* _SHORT EXERCISE_
Without the pictures, extract every line from the start of the material to the line containing "at (18, 48)", both ends included.

* _DATASET CONTENT_
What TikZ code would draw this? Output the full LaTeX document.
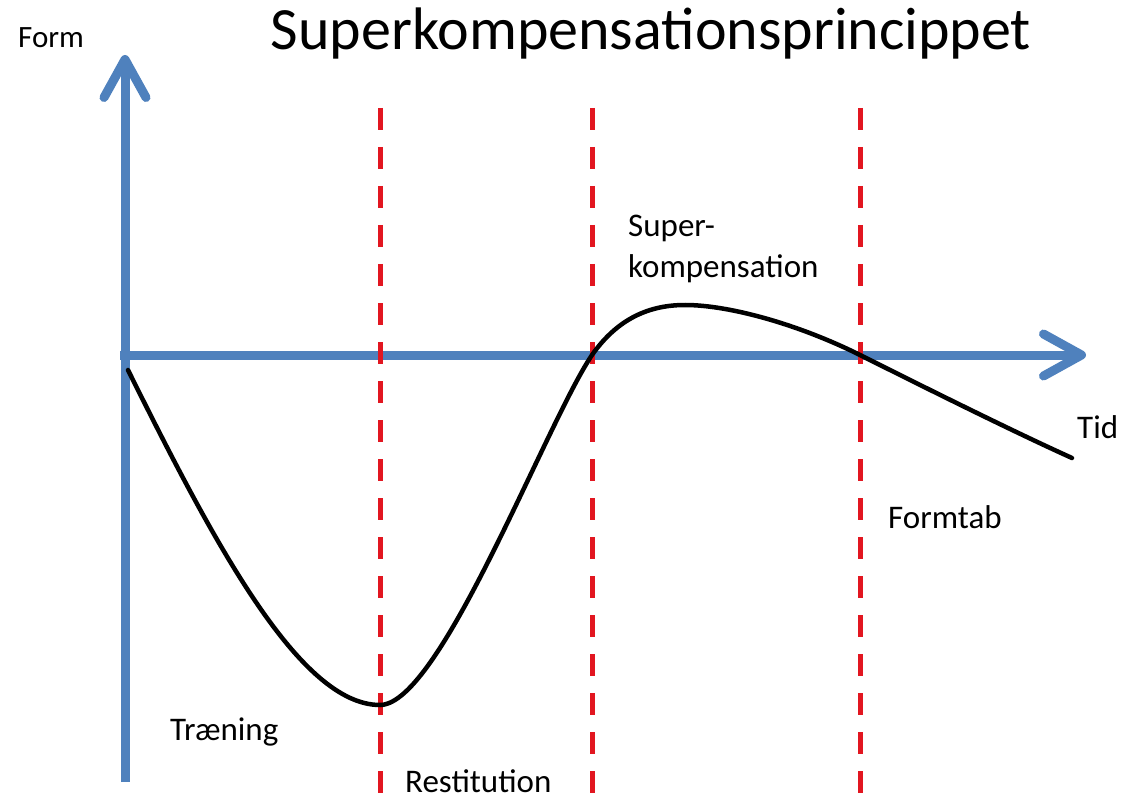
\documentclass[tikz,border=0pt]{standalone}
\usepackage{fontspec}
\setmainfont{Carlito}
\usetikzlibrary{arrows.meta}
\definecolor{axisblue}{RGB}{79,129,189}
\definecolor{phasered}{RGB}{226,22,32}
\tikzset{
    axis/.style={line width=9pt, color=axisblue, -{Straight Barb[length=38pt, width=42pt, round]}},
    phase/.style={line width=5pt, color=phasered, dash pattern=on 22pt off 17pt},
    lbl/.style={anchor=base west, inner sep=0pt, font=\fontsize{33}{40}\selectfont}
}
\begin{document}
\begin{tikzpicture}[x=1pt, y=-1pt]
    \useasboundingbox (0,0) rectangle (1124,802);
    % Title and axis name
    \node[anchor=base, inner sep=0pt, font=\fontsize{60}{64}\selectfont] (title) at (651, 50) {Superkompensationsprincippet};
    \node[anchor=base west, inner sep=0pt, font=\fontsize{31}{34}\selectfont] (form) at (18, 48) {Form};

    % Axes
    \coordinate (ybot) at (125, 782);
    \coordinate (ytop) at (125, 55);
    \coordinate (xleft) at (120, 355);
    \coordinate (xright) at (1086, 355);
    \draw[axis] (ybot) -- (ytop);
    \draw[axis] (xleft) -- (xright);

    % Phase borders
    \foreach \x/\name in {380/a, 592/b, 860/c} {
        \coordinate (\name top) at (\x, 108);
        \coordinate (\name bot) at (\x, 796);
        \draw[phase] (\name top) -- (\name bot);
    }

    % Form curve
    \draw[line width=4.5pt, line cap=round]
        (128,370) .. controls (215,545) and (300,705) .. (380,705)
        .. controls (440,705) and (545,425) .. (592,355)
        .. controls (618,318) and (650,305) .. (685,305)
        .. controls (730,305) and (800,325) .. (860,355)
        .. controls (920,385) and (1010,430) .. (1072,458);

    % Phase labels
    \node[lbl] (traening) at (170, 740) {Træning};
    \node[lbl] (restitution) at (405, 792) {Restitution};
    \node[lbl, align=left] (superkomp) at (628, 277) {Super-\\kompensation};
    \node[lbl] (formtab) at (888, 528) {Formtab};
    \node[lbl] (tid) at (1077, 438) {Tid};
\end{tikzpicture}
\end{document}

* _TASK RESULT_
What TikZ code would draw this? Output the full LaTeX document.
\documentclass[tikz,border=0pt]{standalone}
\usepackage{fontspec}
\setmainfont{Carlito}
\usetikzlibrary{arrows.meta}
\definecolor{axisblue}{RGB}{79,129,189}
\definecolor{phasered}{RGB}{226,22,32}
\tikzset{
    axis/.style={line width=9pt, color=axisblue, -{Straight Barb[length=38pt, width=42pt, round]}},
    phase/.style={line width=5pt, color=phasered, dash pattern=on 22pt off 17pt},
    lbl/.style={anchor=base west, inner sep=0pt, font=\fontsize{33}{40}\selectfont}
}
\begin{document}
\begin{tikzpicture}[x=1pt, y=-1pt]
    \useasboundingbox (0,0) rectangle (1124,802);
    % Title and axis name
    \node[anchor=base, inner sep=0pt, font=\fontsize{60}{64}\selectfont] (title) at (651, 50) {Superkompensationsprincippet};
    \node[anchor=base west, inner sep=0pt, font=\fontsize{31}{34}\selectfont] (form) at (18, 48) {Form};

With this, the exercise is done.